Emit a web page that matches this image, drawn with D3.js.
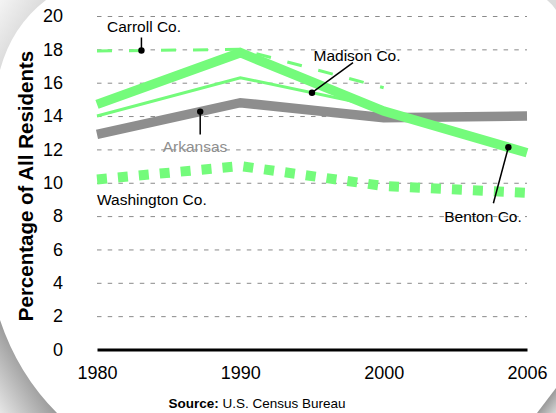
<!DOCTYPE html>
<html>
<head>
<meta charset="utf-8">
<script src="https://cdn.jsdelivr.net/npm/d3@7"></script>
<style>
  body { margin: 0; background: #fff; }
  svg { display: block; font-family: "Liberation Sans", Arial, Helvetica, sans-serif; }
</style>
</head>
<body>
<svg id="chart" width="556" height="413"></svg>
<script>
// data
const years = ["1980", "1990", "2000", "2006"];
const arkansas = [12.9, 14.8, 13.9, 14.0];
const benton = [14.7, 17.8, 14.3, 11.8];
const madison = [14.0, 16.3, 14.5];
const carroll = [17.9, 18.0, 15.7];
const washington = [10.2, 11.0, 9.8, 9.4];
const yTicks = [0, 2, 4, 6, 8, 10, 12, 14, 16, 18, 20];

const green = "#74fb7b";
const grey = "#8e8e8e";

const svg = d3.select("#chart");

// paper corners / shadows
const defs = svg.append("defs");
const grad = (id, x1, y1, x2, y2, stops) => {
    const g = defs.append("linearGradient").attr("id", id)
        .attr("x1", x1).attr("y1", y1).attr("x2", x2).attr("y2", y2);
    stops.forEach(s => g.append("stop").attr("offset", s[0]).attr("stop-color", s[1]));
};
grad("gTL", 0, 0, 1, 1, [[0, "#f4f4f4"], [0.6, "#d6d6d6"], [1, "#9a9a9a"]]);
grad("gBL", 1, 0, 0, 1, [[0, "#3a3a3a"], [0.5, "#9a9a9a"], [1, "#e6e6e6"]]);
grad("gBR", 0, 0, 1, 1, [[0, "#5a5a5a"], [1, "#d8d8d8"]]);

svg.append("path").attr("d", "M0,0 L46,0 Q12,26 0,70 Z").attr("fill", "url(#gTL)");
svg.append("path").attr("d", "M0,320 Q18,374 57,413 L0,413 Z").attr("fill", "url(#gBL)");
svg.append("path").attr("d", "M537,413 L556,388 L556,413 Z").attr("fill", "url(#gBR)");
svg.append("path").attr("d", "M547,0 Q552,4 556,10 L556,0 Z").attr("fill", "#dcdcdc");

const x = d3.scalePoint().domain(years).range([97, 527]);
const y = d3.scaleLinear().domain([0, 20]).range([349.5, 16]);

// grid
svg.append("g")
    .attr("transform", "translate(97,0)")
    .call(d3.axisLeft(y).tickValues(yTicks.filter(d => d > 0)).tickSize(-430).tickFormat(""))
    .call(g => g.select(".domain").remove())
    .call(g => g.selectAll("line").attr("stroke", "#8a8a8a").attr("stroke-width", 1).attr("stroke-dasharray", "4.5,6.2"));

// y tick labels
svg.append("g")
    .attr("transform", "translate(97,0)")
    .call(d3.axisLeft(y).tickValues(yTicks).tickSize(0).tickPadding(34))
    .call(g => g.select(".domain").remove())
    .call(g => g.selectAll("text").attr("font-size", 18).attr("font-family", "Liberation Sans, Arial, sans-serif").attr("fill", "#000"));

// x axis
svg.append("g")
    .attr("transform", `translate(0,${y(0)})`)
    .call(d3.axisBottom(x).tickSize(0).tickSizeOuter(0).tickPadding(17))
    .call(g => g.select(".domain").attr("stroke", "#000").attr("stroke-width", 3))
    .call(g => g.selectAll("text").attr("font-size", 18).attr("font-family", "Liberation Sans, Arial, sans-serif").attr("fill", "#000"));

// axis title
svg.append("text")
    .attr("transform", "translate(33,186) rotate(-90)")
    .attr("text-anchor", "middle")
    .attr("font-size", 20.5)
    .attr("font-weight", "bold")
    .text("Percentage of All Residents");

const line = d3.line()
    .x((d, i) => x(years[i]))
    .y(d => y(d));

const series = [
    { data: arkansas, color: grey, width: 9.5, dash: null },
    { data: washington, color: green, width: 10, dash: "10,11" },
    { data: carroll, color: green, width: 3, dash: "15,17" },
    { data: madison, color: green, width: 3, dash: null },
    { data: benton, color: green, width: 9.5, dash: null }
];

svg.selectAll(".series")
    .data(series)
    .enter()
    .append("path")
    .attr("class", "series")
    .attr("fill", "none")
    .attr("stroke", d => d.color)
    .attr("stroke-width", d => d.width)
    .attr("stroke-dasharray", d => d.dash)
    .attr("stroke-linejoin", "miter")
    .attr("d", d => line(d.data));

// point on a series between year i and i+1 at fraction t
const along = (data, i, t) => {
    const x0 = x(years[i]), x1 = x(years[i + 1]);
    return [x0 + (x1 - x0) * t, y(data[i] + (data[i + 1] - data[i]) * t)];
};

const notes = [
    { name: "Carroll Co.", at: along(carroll, 0, 0.31), text: [144, 32], end: [0, -13], anchor: "middle", color: "#000" },
    { name: "Madison Co.", at: along(madison, 1, 0.5), text: [357, 61], end: [41, -30], anchor: "middle", color: "#000" },
    { name: "Arkansas", at: along(arkansas, 0, 0.72), text: [195, 152], end: [0, 23], anchor: "middle", color: grey },
    { name: "Benton Co.", at: along(benton, 2, 0.87), text: [483, 222], end: [-15, 56], anchor: "middle", color: "#000" }
];

const ann = svg.append("g");
notes.forEach(n => {
    ann.append("line")
        .attr("x1", n.at[0]).attr("y1", n.at[1])
        .attr("x2", n.at[0] + n.end[0]).attr("y2", n.at[1] + n.end[1])
        .attr("stroke", "#000").attr("stroke-width", 1.5);
    ann.append("circle")
        .attr("cx", n.at[0]).attr("cy", n.at[1]).attr("r", 3.2)
        .attr("fill", "#000");
    ann.append("text")
        .attr("x", n.text[0]).attr("y", n.text[1])
        .attr("text-anchor", n.anchor)
        .attr("font-size", 15.5)
        .attr("fill", n.color)
        .text(n.name);
});

ann.append("text")
    .attr("x", x("1980")).attr("y", 205)
    .attr("font-size", 15.5)
    .text("Washington Co.");

// source
const src = svg.append("text")
    .attr("x", 257).attr("y", 408)
    .attr("text-anchor", "middle")
    .attr("font-size", 13.5);
src.append("tspan").attr("font-weight", "bold").text("Source:");
src.append("tspan").text(" U.S. Census Bureau");
</script>
</body>
</html>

━━━━━━━━━━━━━━━━━━━━━━━━━━━━━━

**STATED EXERCISE:**
Copy every line of the data word for word, omitting the images.

**SOLUTION TO THIS EXERCISE:**
Emit a web page that matches this image, drawn with D3.js.
<!DOCTYPE html>
<html>
<head>
<meta charset="utf-8">
<script src="https://cdn.jsdelivr.net/npm/d3@7"></script>
<style>
  body { margin: 0; background: #fff; }
  svg { display: block; font-family: "Liberation Sans", Arial, Helvetica, sans-serif; }
</style>
</head>
<body>
<svg id="chart" width="556" height="413"></svg>
<script>
// data
const years = ["1980", "1990", "2000", "2006"];
const arkansas = [12.9, 14.8, 13.9, 14.0];
const benton = [14.7, 17.8, 14.3, 11.8];
const madison = [14.0, 16.3, 14.5];
const carroll = [17.9, 18.0, 15.7];
const washington = [10.2, 11.0, 9.8, 9.4];
const yTicks = [0, 2, 4, 6, 8, 10, 12, 14, 16, 18, 20];

const green = "#74fb7b";
const grey = "#8e8e8e";

const svg = d3.select("#chart");

// paper corners / shadows
const defs = svg.append("defs");
const grad = (id, x1, y1, x2, y2, stops) => {
    const g = defs.append("linearGradient").attr("id", id)
        .attr("x1", x1).attr("y1", y1).attr("x2", x2).attr("y2", y2);
    stops.forEach(s => g.append("stop").attr("offset", s[0]).attr("stop-color", s[1]));
};
grad("gTL", 0, 0, 1, 1, [[0, "#f4f4f4"], [0.6, "#d6d6d6"], [1, "#9a9a9a"]]);
grad("gBL", 1, 0, 0, 1, [[0, "#3a3a3a"], [0.5, "#9a9a9a"], [1, "#e6e6e6"]]);
grad("gBR", 0, 0, 1, 1, [[0, "#5a5a5a"], [1, "#d8d8d8"]]);

svg.append("path").attr("d", "M0,0 L46,0 Q12,26 0,70 Z").attr("fill", "url(#gTL)");
svg.append("path").attr("d", "M0,320 Q18,374 57,413 L0,413 Z").attr("fill", "url(#gBL)");
svg.append("path").attr("d", "M537,413 L556,388 L556,413 Z").attr("fill", "url(#gBR)");
svg.append("path").attr("d", "M547,0 Q552,4 556,10 L556,0 Z").attr("fill", "#dcdcdc");

const x = d3.scalePoint().domain(years).range([97, 527]);
const y = d3.scaleLinear().domain([0, 20]).range([349.5, 16]);

// grid
svg.append("g")
    .attr("transform", "translate(97,0)")
    .call(d3.axisLeft(y).tickValues(yTicks.filter(d => d > 0)).tickSize(-430).tickFormat(""))
    .call(g => g.select(".domain").remove())
    .call(g => g.selectAll("line").attr("stroke", "#8a8a8a").attr("stroke-width", 1).attr("stroke-dasharray", "4.5,6.2"));

// y tick labels
svg.append("g")
    .attr("transform", "translate(97,0)")
    .call(d3.axisLeft(y).tickValues(yTicks).tickSize(0).tickPadding(34))
    .call(g => g.select(".domain").remove())
    .call(g => g.selectAll("text").attr("font-size", 18).attr("font-family", "Liberation Sans, Arial, sans-serif").attr("fill", "#000"));

// x axis
svg.append("g")
    .attr("transform", `translate(0,${y(0)})`)
    .call(d3.axisBottom(x).tickSize(0).tickSizeOuter(0).tickPadding(17))
    .call(g => g.select(".domain").attr("stroke", "#000").attr("stroke-width", 3))
    .call(g => g.selectAll("text").attr("font-size", 18).attr("font-family", "Liberation Sans, Arial, sans-serif").attr("fill", "#000"));

// axis title
svg.append("text")
    .attr("transform", "translate(33,186) rotate(-90)")
    .attr("text-anchor", "middle")
    .attr("font-size", 20.5)
    .attr("font-weight", "bold")
    .text("Percentage of All Residents");

const line = d3.line()
    .x((d, i) => x(years[i]))
    .y(d => y(d));

const series = [
    { data: arkansas, color: grey, width: 9.5, dash: null },
    { data: washington, color: green, width: 10, dash: "10,11" },
    { data: carroll, color: green, width: 3, dash: "15,17" },
    { data: madison, color: green, width: 3, dash: null },
    { data: benton, color: green, width: 9.5, dash: null }
];

svg.selectAll(".series")
    .data(series)
    .enter()
    .append("path")
    .attr("class", "series")
    .attr("fill", "none")
    .attr("stroke", d => d.color)
    .attr("stroke-width", d => d.width)
    .attr("stroke-dasharray", d => d.dash)
    .attr("stroke-linejoin", "miter")
    .attr("d", d => line(d.data));

// point on a series between year i and i+1 at fraction t
const along = (data, i, t) => {
    const x0 = x(years[i]), x1 = x(years[i + 1]);
    return [x0 + (x1 - x0) * t, y(data[i] + (data[i + 1] - data[i]) * t)];
};

const notes = [
    { name: "Carroll Co.", at: along(carroll, 0, 0.31), text: [144, 32], end: [0, -13], anchor: "middle", color: "#000" },
    { name: "Madison Co.", at: along(madison, 1, 0.5), text: [357, 61], end: [41, -30], anchor: "middle", color: "#000" },
    { name: "Arkansas", at: along(arkansas, 0, 0.72), text: [195, 152], end: [0, 23], anchor: "middle", color: grey },
    { name: "Benton Co.", at: along(benton, 2, 0.87), text: [483, 222], end: [-15, 56], anchor: "middle", color: "#000" }
];

const ann = svg.append("g");
notes.forEach(n => {
    ann.append("line")
        .attr("x1", n.at[0]).attr("y1", n.at[1])
        .attr("x2", n.at[0] + n.end[0]).attr("y2", n.at[1] + n.end[1])
        .attr("stroke", "#000").attr("stroke-width", 1.5);
    ann.append("circle")
        .attr("cx", n.at[0]).attr("cy", n.at[1]).attr("r", 3.2)
        .attr("fill", "#000");
    ann.append("text")
        .attr("x", n.text[0]).attr("y", n.text[1])
        .attr("text-anchor", n.anchor)
        .attr("font-size", 15.5)
        .attr("fill", n.color)
        .text(n.name);
});

ann.append("text")
    .attr("x", x("1980")).attr("y", 205)
    .attr("font-size", 15.5)
    .text("Washington Co.");

// source
const src = svg.append("text")
    .attr("x", 257).attr("y", 408)
    .attr("text-anchor", "middle")
    .attr("font-size", 13.5);
src.append("tspan").attr("font-weight", "bold").text("Source:");
src.append("tspan").text(" U.S. Census Bureau");
</script>
</body>
</html>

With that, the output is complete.